### RECORDS FOR THIS TASK
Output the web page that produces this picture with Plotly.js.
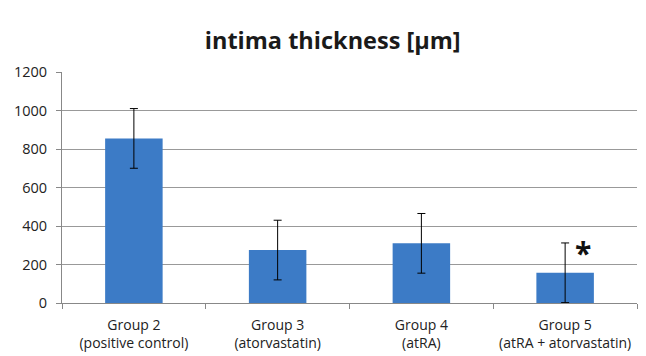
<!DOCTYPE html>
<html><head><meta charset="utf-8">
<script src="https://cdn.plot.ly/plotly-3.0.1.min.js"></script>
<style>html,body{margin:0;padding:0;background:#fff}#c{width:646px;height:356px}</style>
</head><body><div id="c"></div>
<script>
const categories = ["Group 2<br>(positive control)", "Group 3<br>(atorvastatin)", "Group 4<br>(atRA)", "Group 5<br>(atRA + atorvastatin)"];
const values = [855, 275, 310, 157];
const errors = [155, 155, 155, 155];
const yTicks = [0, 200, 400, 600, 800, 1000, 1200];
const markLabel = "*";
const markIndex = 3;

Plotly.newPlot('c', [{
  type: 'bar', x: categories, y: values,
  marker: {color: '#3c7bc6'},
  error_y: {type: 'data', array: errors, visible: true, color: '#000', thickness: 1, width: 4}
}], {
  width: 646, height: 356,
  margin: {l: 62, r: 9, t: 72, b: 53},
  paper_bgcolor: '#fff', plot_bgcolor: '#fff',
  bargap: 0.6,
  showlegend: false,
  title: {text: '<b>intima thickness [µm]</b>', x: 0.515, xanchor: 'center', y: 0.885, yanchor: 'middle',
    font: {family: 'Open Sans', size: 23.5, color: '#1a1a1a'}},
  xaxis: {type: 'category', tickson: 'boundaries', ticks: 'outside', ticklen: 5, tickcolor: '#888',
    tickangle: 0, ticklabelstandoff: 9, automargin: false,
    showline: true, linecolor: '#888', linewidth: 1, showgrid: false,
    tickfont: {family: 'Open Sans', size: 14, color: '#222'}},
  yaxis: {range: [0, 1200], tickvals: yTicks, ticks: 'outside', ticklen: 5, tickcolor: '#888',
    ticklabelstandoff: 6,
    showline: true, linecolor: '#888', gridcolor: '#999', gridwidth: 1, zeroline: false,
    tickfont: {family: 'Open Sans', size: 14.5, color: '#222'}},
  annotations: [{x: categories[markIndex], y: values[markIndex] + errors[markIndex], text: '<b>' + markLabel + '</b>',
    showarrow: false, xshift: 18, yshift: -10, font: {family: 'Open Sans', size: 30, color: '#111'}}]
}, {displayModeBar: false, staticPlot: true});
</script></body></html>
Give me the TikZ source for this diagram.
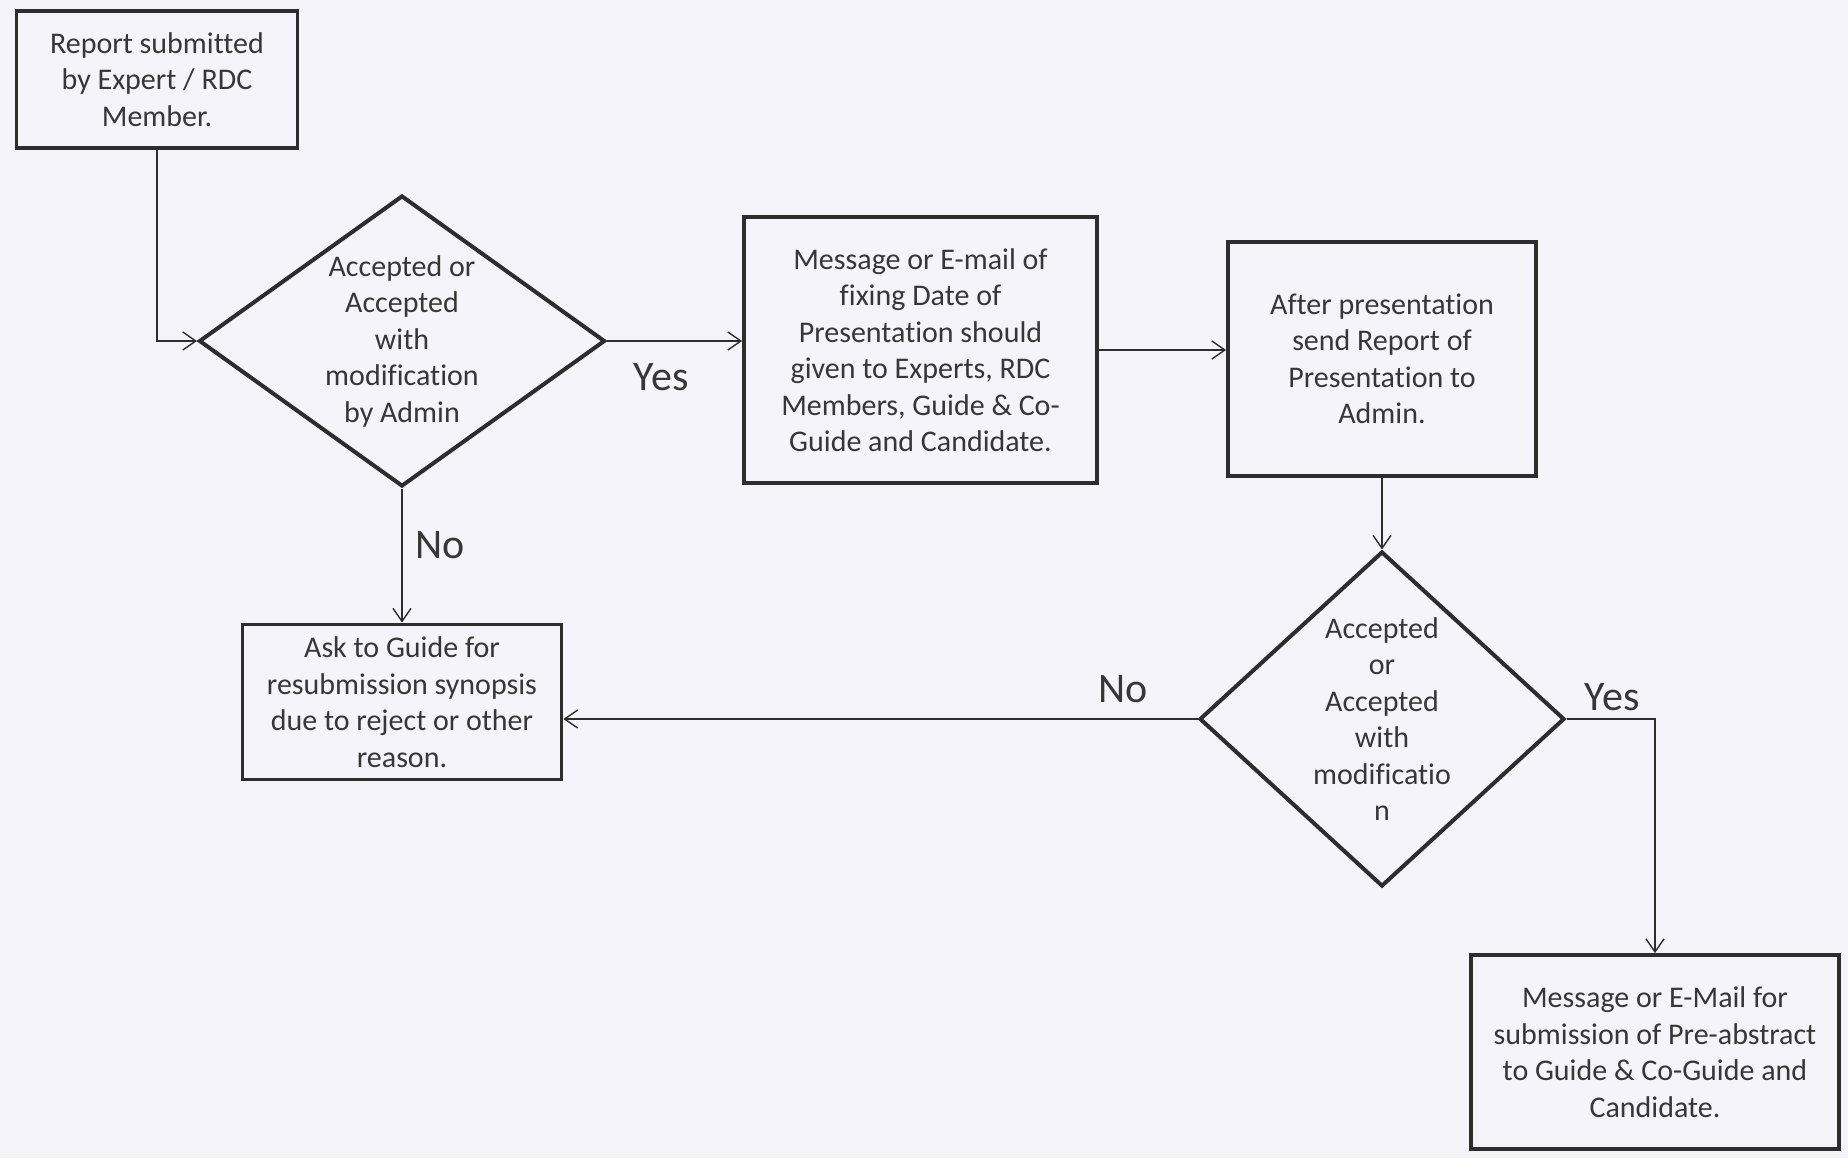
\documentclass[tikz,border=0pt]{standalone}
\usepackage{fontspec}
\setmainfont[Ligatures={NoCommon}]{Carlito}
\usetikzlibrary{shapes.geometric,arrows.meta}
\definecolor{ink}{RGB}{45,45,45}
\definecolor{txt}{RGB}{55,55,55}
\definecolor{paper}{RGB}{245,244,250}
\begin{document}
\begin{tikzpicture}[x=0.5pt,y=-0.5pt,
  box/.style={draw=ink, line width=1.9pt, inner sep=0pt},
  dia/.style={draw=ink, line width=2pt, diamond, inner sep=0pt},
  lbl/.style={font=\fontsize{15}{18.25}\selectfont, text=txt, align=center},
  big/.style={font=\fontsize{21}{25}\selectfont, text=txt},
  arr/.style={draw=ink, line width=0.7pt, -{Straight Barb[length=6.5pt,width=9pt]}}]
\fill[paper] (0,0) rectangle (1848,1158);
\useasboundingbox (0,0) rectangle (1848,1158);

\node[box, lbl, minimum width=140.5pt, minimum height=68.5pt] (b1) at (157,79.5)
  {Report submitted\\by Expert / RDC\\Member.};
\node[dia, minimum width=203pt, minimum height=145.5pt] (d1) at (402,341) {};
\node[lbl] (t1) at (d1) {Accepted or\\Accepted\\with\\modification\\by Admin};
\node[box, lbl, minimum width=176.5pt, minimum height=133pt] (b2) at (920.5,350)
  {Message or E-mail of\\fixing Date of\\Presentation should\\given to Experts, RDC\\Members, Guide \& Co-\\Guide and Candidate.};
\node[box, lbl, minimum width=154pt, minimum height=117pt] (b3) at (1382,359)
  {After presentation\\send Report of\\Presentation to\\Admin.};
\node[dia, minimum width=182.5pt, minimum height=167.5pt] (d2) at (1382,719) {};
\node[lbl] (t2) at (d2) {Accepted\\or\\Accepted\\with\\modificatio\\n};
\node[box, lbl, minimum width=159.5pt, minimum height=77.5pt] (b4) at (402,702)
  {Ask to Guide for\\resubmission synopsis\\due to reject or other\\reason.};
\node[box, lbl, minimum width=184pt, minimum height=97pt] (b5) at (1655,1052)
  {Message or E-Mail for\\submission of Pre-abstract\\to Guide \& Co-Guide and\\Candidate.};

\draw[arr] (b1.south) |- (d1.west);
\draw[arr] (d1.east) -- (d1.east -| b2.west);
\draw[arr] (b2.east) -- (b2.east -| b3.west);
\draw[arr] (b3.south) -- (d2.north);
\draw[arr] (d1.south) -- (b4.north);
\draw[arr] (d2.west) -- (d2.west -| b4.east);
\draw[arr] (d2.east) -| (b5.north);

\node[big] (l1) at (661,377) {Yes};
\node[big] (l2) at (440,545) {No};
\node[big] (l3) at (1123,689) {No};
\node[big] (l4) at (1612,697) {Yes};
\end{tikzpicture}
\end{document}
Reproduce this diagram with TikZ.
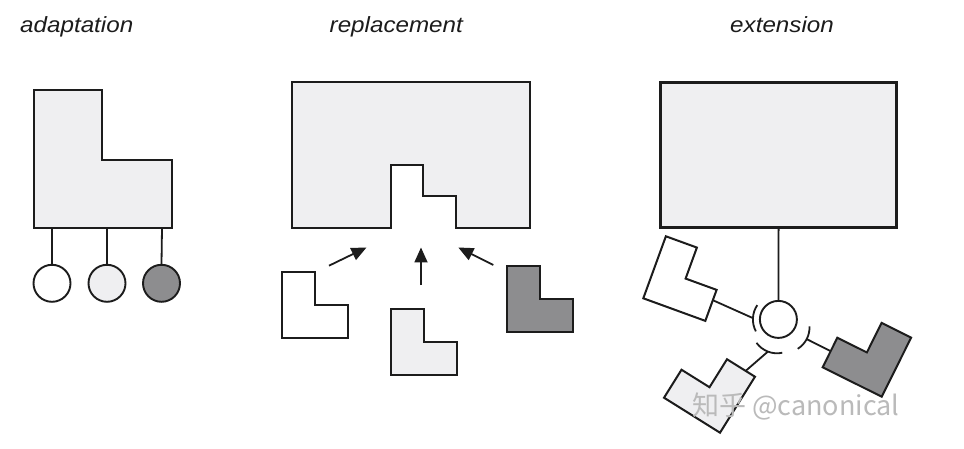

### YOUR OBJECTIVE
Make an exact copy of every record, pictures excluded.

### REPLY TO THE EXERCISE
Output the web page that produces this picture with Plotly.js.
<!DOCTYPE html>
<html><head><meta charset="utf-8">
<script src="https://cdn.plot.ly/plotly-3.0.1.min.js"></script>
<style>html,body{margin:0;padding:0;background:#fff}#c{width:646px;height:356px}</style>
</head><body><div id="c"></div>
<script>
const categories = ["Group 2<br>(positive control)", "Group 3<br>(atorvastatin)", "Group 4<br>(atRA)", "Group 5<br>(atRA + atorvastatin)"];
const values = [855, 275, 310, 157];
const errors = [155, 155, 155, 155];
const yTicks = [0, 200, 400, 600, 800, 1000, 1200];
const markLabel = "*";
const markIndex = 3;

Plotly.newPlot('c', [{
  type: 'bar', x: categories, y: values,
  marker: {color: '#3c7bc6'},
  error_y: {type: 'data', array: errors, visible: true, color: '#000', thickness: 1, width: 4}
}], {
  width: 646, height: 356,
  margin: {l: 62, r: 9, t: 72, b: 53},
  paper_bgcolor: '#fff', plot_bgcolor: '#fff',
  bargap: 0.6,
  showlegend: false,
  title: {text: '<b>intima thickness [µm]</b>', x: 0.515, xanchor: 'center', y: 0.885, yanchor: 'middle',
    font: {family: 'Open Sans', size: 23.5, color: '#1a1a1a'}},
  xaxis: {type: 'category', tickson: 'boundaries', ticks: 'outside', ticklen: 5, tickcolor: '#888',
    tickangle: 0, ticklabelstandoff: 9, automargin: false,
    showline: true, linecolor: '#888', linewidth: 1, showgrid: false,
    tickfont: {family: 'Open Sans', size: 14, color: '#222'}},
  yaxis: {range: [0, 1200], tickvals: yTicks, ticks: 'outside', ticklen: 5, tickcolor: '#888',
    ticklabelstandoff: 6,
    showline: true, linecolor: '#888', gridcolor: '#999', gridwidth: 1, zeroline: false,
    tickfont: {family: 'Open Sans', size: 14.5, color: '#222'}},
  annotations: [{x: categories[markIndex], y: values[markIndex] + errors[markIndex], text: '<b>' + markLabel + '</b>',
    showarrow: false, xshift: 18, yshift: -10, font: {family: 'Open Sans', size: 30, color: '#111'}}]
}, {displayModeBar: false, staticPlot: true});
</script></body></html>
Give me the TikZ source for this diagram.
\documentclass[tikz,border=0pt]{standalone}
\usepackage{fontspec}
\setmainfont[Ligatures={NoCommon}]{Carlito}
\usetikzlibrary{shapes.geometric,arrows.meta}
\definecolor{ink}{RGB}{45,45,45}
\definecolor{txt}{RGB}{55,55,55}
\definecolor{paper}{RGB}{245,244,250}
\begin{document}
\begin{tikzpicture}[x=0.5pt,y=-0.5pt,
  box/.style={draw=ink, line width=1.9pt, inner sep=0pt},
  dia/.style={draw=ink, line width=2pt, diamond, inner sep=0pt},
  lbl/.style={font=\fontsize{15}{18.25}\selectfont, text=txt, align=center},
  big/.style={font=\fontsize{21}{25}\selectfont, text=txt},
  arr/.style={draw=ink, line width=0.7pt, -{Straight Barb[length=6.5pt,width=9pt]}}]
\fill[paper] (0,0) rectangle (1848,1158);
\useasboundingbox (0,0) rectangle (1848,1158);

\node[box, lbl, minimum width=140.5pt, minimum height=68.5pt] (b1) at (157,79.5)
  {Report submitted\\by Expert / RDC\\Member.};
\node[dia, minimum width=203pt, minimum height=145.5pt] (d1) at (402,341) {};
\node[lbl] (t1) at (d1) {Accepted or\\Accepted\\with\\modification\\by Admin};
\node[box, lbl, minimum width=176.5pt, minimum height=133pt] (b2) at (920.5,350)
  {Message or E-mail of\\fixing Date of\\Presentation should\\given to Experts, RDC\\Members, Guide \& Co-\\Guide and Candidate.};
\node[box, lbl, minimum width=154pt, minimum height=117pt] (b3) at (1382,359)
  {After presentation\\send Report of\\Presentation to\\Admin.};
\node[dia, minimum width=182.5pt, minimum height=167.5pt] (d2) at (1382,719) {};
\node[lbl] (t2) at (d2) {Accepted\\or\\Accepted\\with\\modificatio\\n};
\node[box, lbl, minimum width=159.5pt, minimum height=77.5pt] (b4) at (402,702)
  {Ask to Guide for\\resubmission synopsis\\due to reject or other\\reason.};
\node[box, lbl, minimum width=184pt, minimum height=97pt] (b5) at (1655,1052)
  {Message or E-Mail for\\submission of Pre-abstract\\to Guide \& Co-Guide and\\Candidate.};

\draw[arr] (b1.south) |- (d1.west);
\draw[arr] (d1.east) -- (d1.east -| b2.west);
\draw[arr] (b2.east) -- (b2.east -| b3.west);
\draw[arr] (b3.south) -- (d2.north);
\draw[arr] (d1.south) -- (b4.north);
\draw[arr] (d2.west) -- (d2.west -| b4.east);
\draw[arr] (d2.east) -| (b5.north);

\node[big] (l1) at (661,377) {Yes};
\node[big] (l2) at (440,545) {No};
\node[big] (l3) at (1123,689) {No};
\node[big] (l4) at (1612,697) {Yes};
\end{tikzpicture}
\end{document}
Reproduce this diagram with TikZ.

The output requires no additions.